I have died and gone to heaven and so has my family. Sara, you are truly inspired! These àre DIVINE! I made these on Wednesday night for dinner (I just couldn’t wait until breakfast) and all 6 kids loved them! That right there is a miracle with some picky eaters in the family. I’m excited to try your apple cider syrup on these. Do you by chance have a maple syrup recipe too? Maple syrup is expensive and I’d like to be able to make my own. Kate and Sara, you guys are the best!!!
So great! I kinda cheated and used Krusteaz buttermilk pancake mix for most of the dry ingredients, but kept everything else the same, and they still turned out! Also, I poured them into pumpkin shapes for a little extra festive-ness. Thanks for sharing your great ideas!
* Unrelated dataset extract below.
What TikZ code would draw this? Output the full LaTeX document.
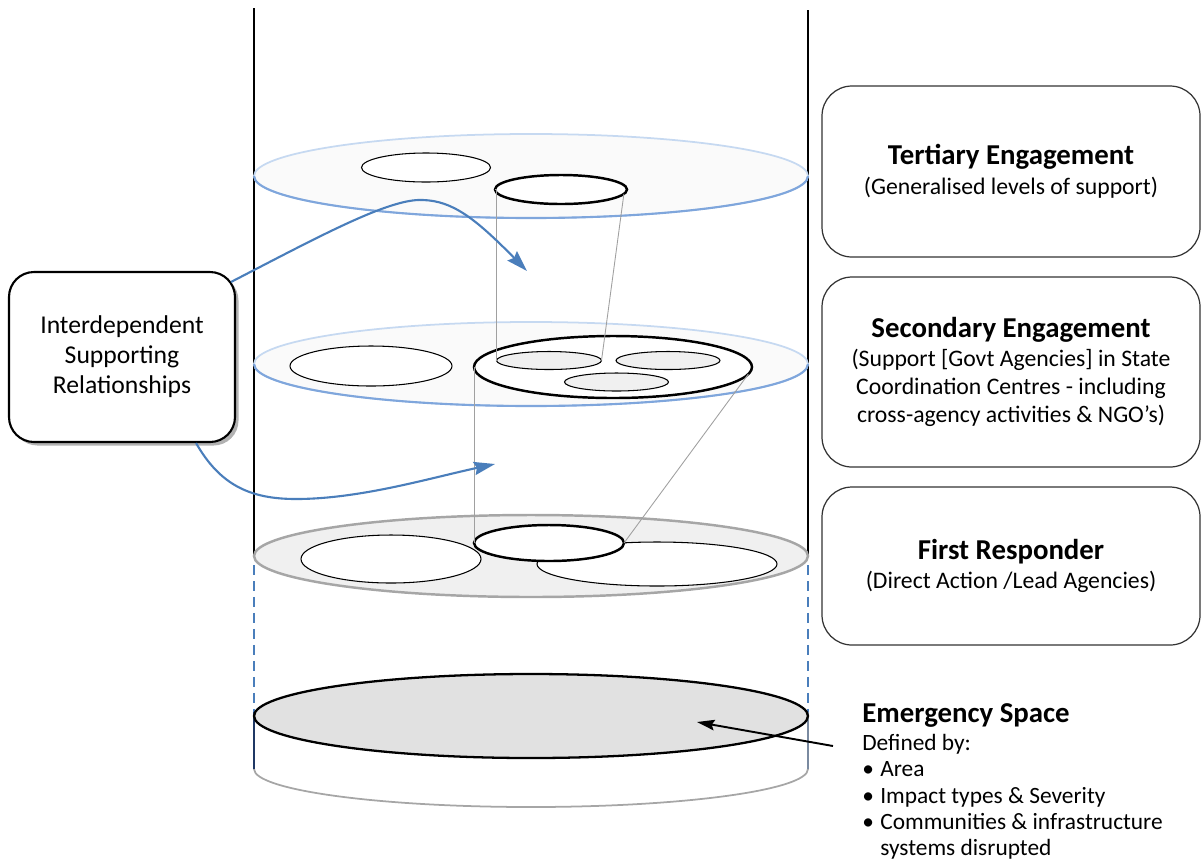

I agree! Dreaming up a recipe that then turns out as good as you thought or better is the best! These look awesome! PS: I always catch myself spelling words the cooking/baking way (flour instead of flower, etc.)! I guess I just always have food on the brain!
These were DELISH! THANK YOU! P.S. Are you on Instagram? I would love to follow you there too. 🙂
We’re not on Instagram..I guess we’re just a little behind the times 😉
Wow! This looks so good!
These are fantastic! Although I have to admit that I omitted the baking soda and substituted regular milk. They turned out great. I have to say that your picture at the end is amazing!!!! You gals do great work!
I’m in love. I’m absolutely in love. This would be my last meal. XOXO
My mother in law makes a super yummy spiced apple cider syrup that would be heavenly on these!
We have apple cider syrup in our cook book, and you’re right- that WOULD be amazing!
These were delicious!!!! My new favorite! These were great with your Buttermilk Carmel Syrup!!